Ramona photographed the pit, and the flash from her camera reflected off something shiny at one corner that was almost completely covered in dirt. She tried to pick it up with tweezers but couldn’t pull it free. Using the trowel, she pried it loose, slipped it off the trowel into a clear plastic bag, and zipped it closed. It was a gold coin, a 1974, one-troy-ounce South African Krugerrand. She put it in her coat pocket along with the other evidence she’d collected and went outside.

“Is it my turn?” Matt Chacon asked, standing next to the fire in the oil drum, looking warm and dry.

“Look at this.” Ramona handed Matt the bagged coin.

“A one-ounce Krugerrand. First produced in 1970. The obverse depicts Paul Kruger, the first president of the South African Republic, and the reverse shows the springbok, the national animal.
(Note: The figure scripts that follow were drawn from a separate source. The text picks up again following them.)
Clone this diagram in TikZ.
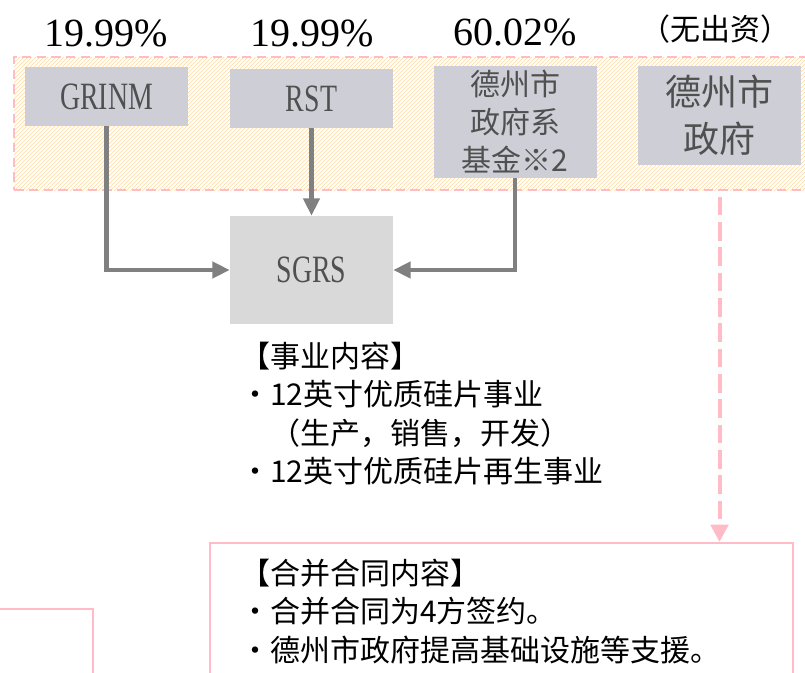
\documentclass[tikz,border=0pt]{standalone}
\usepackage{fontspec}
\setmainfont{Liberation Serif}
\newfontfamily\cjk{Noto Sans CJK SC}
\newfontfamily\narrowserif[FakeStretch=0.72]{Liberation Serif}
\usetikzlibrary{arrows.meta,patterns}

\definecolor{boxgray}{RGB}{206,206,215}
\definecolor{sgrsgray}{RGB}{217,217,217}
\definecolor{linegray}{RGB}{128,128,128}
\definecolor{labelgray}{RGB}{80,80,80}
\definecolor{pinkline}{RGB}{255,188,198}
\definecolor{hatch}{RGB}{255,218,160}

\begin{document}
\begin{tikzpicture}[x=0.75pt,y=-0.75pt,
    share/.style={draw=pinkline, dash pattern=on 7pt off 4pt, line width=1.8pt,
        pattern=north east lines, pattern color=hatch, inner sep=0pt},
    holder/.style={fill=boxgray, text=labelgray, inner sep=0pt,
        minimum width=122.25pt},
    latin/.style={font=\narrowserif\fontsize{29}{34}\selectfont},
    pct/.style={font=\fontsize{30}{36}\selectfont},
    flow/.style={draw=linegray, line width=3.2pt, -{Triangle[length=13pt,width=12pt]}},
    note/.style={align=left, inner sep=0pt, font=\cjk\fontsize{22.5}{28.7}\selectfont},
    pinkbox/.style={draw=pinkline, line width=1.5pt}]
\clip (0,0) rectangle (805,673);

% shareholders area
\node[share, anchor=north west, minimum width=600pt, minimum height=99.75pt] (share) at (13,56) {};

\node[pct] (pgrinm) at (106,33) {19.99\%};
\node[pct] (prst) at (312,33) {19.99\%};
\node[pct] (pfund) at (515,32) {60.02\%};
\node[note] (pcity) at (715,29) {（无出资）};

\node[holder, latin, minimum height=44.25pt] (grinm) at (106.5,96.5) {GRINM};
\node[holder, latin, minimum height=44.25pt] (rst) at (311.5,98.5) {RST};
\node[holder, align=center, minimum height=84pt,
    font=\cjk\fontsize{22.5}{28.5}\selectfont] (fund) at (515,122) {德州市\\政府系\\基金※2};
\node[holder, align=center, minimum height=74.25pt,
    font=\cjk\fontsize{27}{35}\selectfont] (city) at (719.5,115.5) {德州市\\政府};

\node[holder, latin, fill=sgrsgray, minimum height=81pt] (sgrs) at (311.5,270) {SGRS};

\draw[flow] (grinm.south) |- (sgrs.west);
\draw[flow] (rst.south) -- (sgrs.north);
\draw[flow] (fund.south) |- (sgrs.east);

\node[note, anchor=north west] (business) at (240,342) {【事业内容】\\・12英寸优质硅片事业\\\hspace{1em}（生产，销售，开发）\\・12英寸优质硅片再生事业};

% agreement
\node[pinkbox, anchor=north west, minimum width=437.25pt, minimum height=120pt] (merge) at (209,542) {};
\node[note, anchor=north west] (terms) at (240,559) {【合并合同内容】\\・合并合同为4方签约。\\・德州市政府提高基础设施等支援。};
\draw[pinkbox] (-10,609) -- (93,609) -- (93,690);

\coordinate (from) at ([yshift=-4pt]city.south |- share.south);
\draw[draw=pinkline, line width=3pt, dash pattern=on 14pt off 5pt,
    -{Triangle[length=13pt,width=13pt]}] (from) -- (from |- merge.north);
\end{tikzpicture}
\end{document}
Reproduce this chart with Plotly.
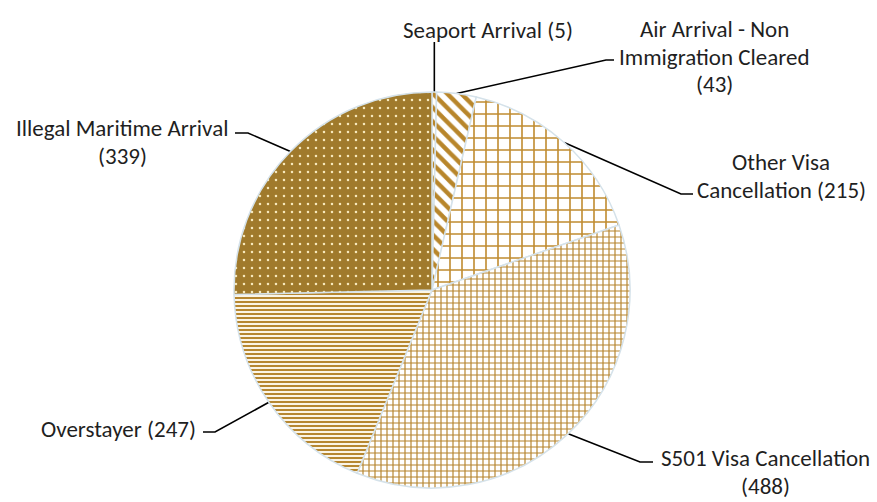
import math
import plotly.graph_objects as go

# ---- data ----
categories = ["Seaport Arrival", "Air Arrival - Non Immigration Cleared",
              "Other Visa Cancellation", "S501 Visa Cancellation",
              "Overstayer", "Illegal Maritime Arrival"]
values = [5, 43, 215, 488, 247, 339]
label_lines = [["Seaport Arrival"], ["Air Arrival - Non", "Immigration Cleared"],
               ["Other Visa", "Cancellation"], ["S501 Visa Cancellation"],
               ["Overstayer"], ["Illegal Maritime Arrival"]]
# whether the value goes on its own line
value_on_new_line = [False, True, False, True, False, True]

# ---- layout constants (pixels) ----
W, H = 877, 502
CX, CY, R = 432, 290, 198
FONT = "Carlito, Calibri, 'Open Sans', sans-serif"
FS = 23
LS = 27.5
TXT = "#1f1f1f"

# label block centres (x, y of first line) and leader elbow / tick points
label_pos = [(488, 30), (714, 29), (781, 162), (765, 458), (118, 429), (122, 128)]
elbow = [None, (606, 60), (681, 194), (640, 462), (215, 432), (248, 133)]
tick_end = [None, (614, 60), (693, 194), (653, 462), (203, 432), (235, 133)]
seaport_top = 42

shapes_p = ["\\", "\\", "+", "+", "-", "."]
fg = ["#B8862B", "#B8862B", "#C08C30", "#B5842C", "#B68731", "#F8E9BC"]
bg = ["#FFFFFF", "#FFFFFF", "#FFFFFF", "#FFFFFF", "#FBF5E6", "#A07A2C"]
psize = [10, 10, 12, 6, 4, 8]
solid = [0.45, 0.45, 0.25, 0.35, 0.5, 0.08]

fig = go.Figure()

fig.add_trace(go.Pie(
    labels=categories, values=values, sort=False, direction="clockwise",
    rotation=0, textinfo="none", hoverinfo="skip", showlegend=False,
    domain=dict(x=[(CX - R) / W, (CX + R) / W], y=[1 - (CY + R) / H, 1 - (CY - R) / H]),
    marker=dict(colors=bg, line=dict(color="#D5E2EA", width=1.5),
                pattern=dict(shape=shapes_p, fgcolor=fg, bgcolor=bg,
                             size=psize, solidity=solid, fillmode="replace")),
))

total = sum(values)
cum = 0
annotations = []
for i, v in enumerate(values):
    mid = (cum + v / 2) / total * 2 * math.pi
    cum += v
    ex = CX + R * math.sin(mid)
    ey = CY - R * math.cos(mid)
    if elbow[i] is None:
        xs, ys = [ex, ex], [ey, seaport_top]
    else:
        xs = [ex, elbow[i][0], tick_end[i][0]]
        ys = [ey, elbow[i][1], tick_end[i][1]]
    fig.add_trace(go.Scatter(x=xs, y=ys, mode="lines", line=dict(color="#000000", width=1.6),
                             hoverinfo="skip", showlegend=False))
    lines = list(label_lines[i])
    if value_on_new_line[i]:
        lines.append(f"({v})")
    else:
        lines[-1] = lines[-1] + f" ({v})"
    for k, t in enumerate(lines):
        annotations.append(dict(x=label_pos[i][0], y=label_pos[i][1] + k * LS, xref="x", yref="y",
                                text=t, showarrow=False, xanchor="center", yanchor="middle",
                                font=dict(family=FONT, size=FS, color=TXT)))

fig.update_layout(
    width=W, height=H, margin=dict(l=0, r=0, t=0, b=0),
    paper_bgcolor="white", plot_bgcolor="rgba(0,0,0,0)",
    xaxis=dict(range=[0, W], visible=False, fixedrange=True),
    yaxis=dict(range=[H, 0], visible=False, fixedrange=True),
    annotations=annotations,
)

fig.write_html("out.html", config={"displayModeBar": False},
               post_script="document.body.style.margin='0';document.body.style.overflow='hidden';")
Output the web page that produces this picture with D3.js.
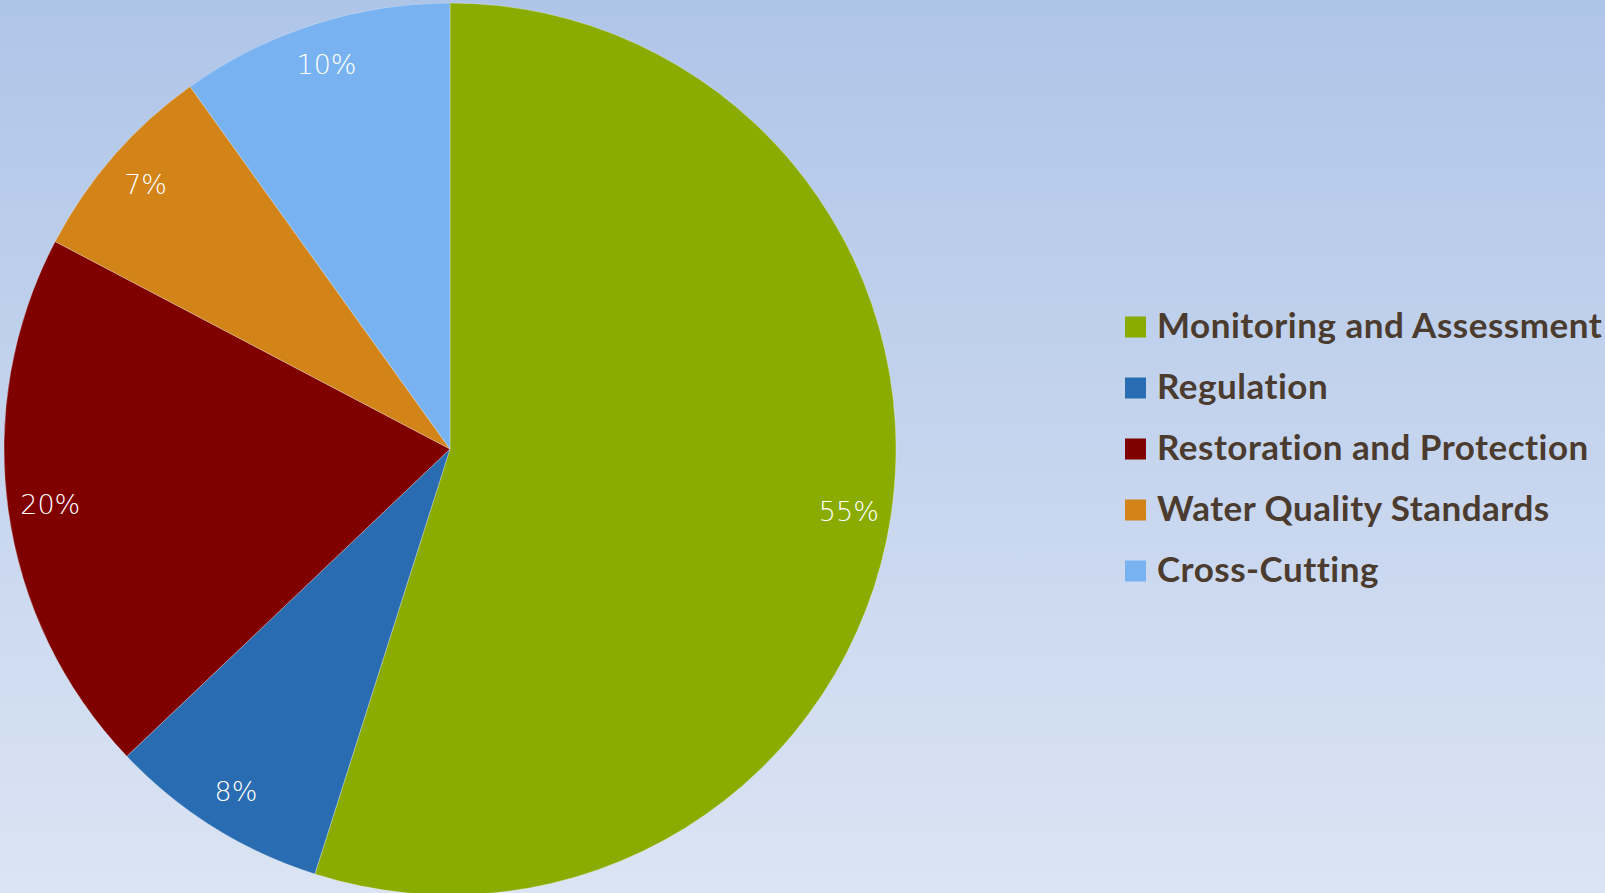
<!DOCTYPE html>
<html>
<head>
<meta charset="utf-8">
<script src="https://cdn.jsdelivr.net/npm/d3@7"></script>
<style>
  body { margin: 0; overflow: hidden; }
  svg { display: block; }
</style>
</head>
<body>
<svg width="1605" height="893"></svg>
<script>
const width = 1605;
const height = 893;

// data
const categories = ["Monitoring and Assessment", "Regulation", "Restoration and Protection", "Water Quality Standards", "Cross-Cutting"];
const shares = [54.9, 8.0, 19.8, 7.4, 9.9];
const labels = ["55%", "8%", "20%", "7%", "10%"];
const colors = ["#8aab00", "#2a6cb1", "#800000", "#d28418", "#78b2f0"];

const data = categories.map((c, i) => ({name: c, value: shares[i], label: labels[i]}));

const svg = d3.select("svg");

// background gradient
const defs = svg.append("defs");
const grad = defs.append("linearGradient")
    .attr("id", "bg")
    .attr("x1", 0).attr("y1", 0)
    .attr("x2", 0).attr("y2", 1);
grad.append("stop").attr("offset", "0%").attr("stop-color", "#afc5e8");
grad.append("stop").attr("offset", "100%").attr("stop-color", "#dbe4f4");

svg.append("rect")
    .attr("width", width)
    .attr("height", height)
    .attr("fill", "url(#bg)");

// pie
const cx = 450, cy = 449, radius = 446;

const pie = d3.pie()
    .value(d => d.value)
    .sort(null);

const arc = d3.arc()
    .innerRadius(0)
    .outerRadius(radius);

// labels sit a bit further out than the default centroid
const labelArc = d3.arc()
    .innerRadius(radius * 0.81)
    .outerRadius(radius);

const g = svg.append("g")
    .attr("transform", `translate(${cx}, ${cy})`);

g.selectAll("path.slice")
    .data(pie(data))
    .enter().append("path")
    .attr("class", "slice")
    .attr("d", arc)
    .attr("fill", (d, i) => colors[i])
    .attr("stroke", "rgba(255,255,255,0.35)")
    .attr("stroke-width", 0.8);

g.selectAll("text.pct")
    .data(pie(data))
    .enter().append("text")
    .attr("class", "pct")
    .attr("transform", d => `translate(${labelArc.centroid(d)})`)
    .attr("text-anchor", "middle")
    .attr("dy", "0.36em")
    .attr("fill", "#ffffff")
    .style("font-family", "'DejaVu Sans', sans-serif")
    .style("font-weight", "200")
    .style("font-size", "27px")
    .text(d => d.data.label);

// legend
const legend = svg.selectAll(".legend")
    .data(data)
    .enter().append("g")
    .attr("class", "legend")
    .attr("transform", (d, i) => `translate(1125, ${327 + i * 61})`);

legend.append("rect")
    .attr("x", 0)
    .attr("y", -10.5)
    .attr("width", 21)
    .attr("height", 21)
    .attr("fill", (d, i) => colors[i]);

legend.append("text")
    .attr("x", 32)
    .attr("y", 11)
    .attr("fill", "#4b3c2f")
    .style("font-family", "Lato, 'Open Sans', sans-serif")
    .style("font-weight", "bold")
    .style("font-size", "35px")
    .style("letter-spacing", "0.5px")
    .text(d => d.name);
</script>
</body>
</html>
During the apartheid years in South Africa, Krugerrands were banned from the United States.”

“I didn’t know you were a numismatist.” The heat from the fire felt wonderful. Ramona edged closer to the oil drum.

“Hardly that. I earned a coin collection merit badge in Boy Scouts.”

“I’m impressed. So how much is it worth?”

“If I remember correctly, Krugerrands contain exact amounts of gold, so the value of each coin is equivalent to the current market price of gold.”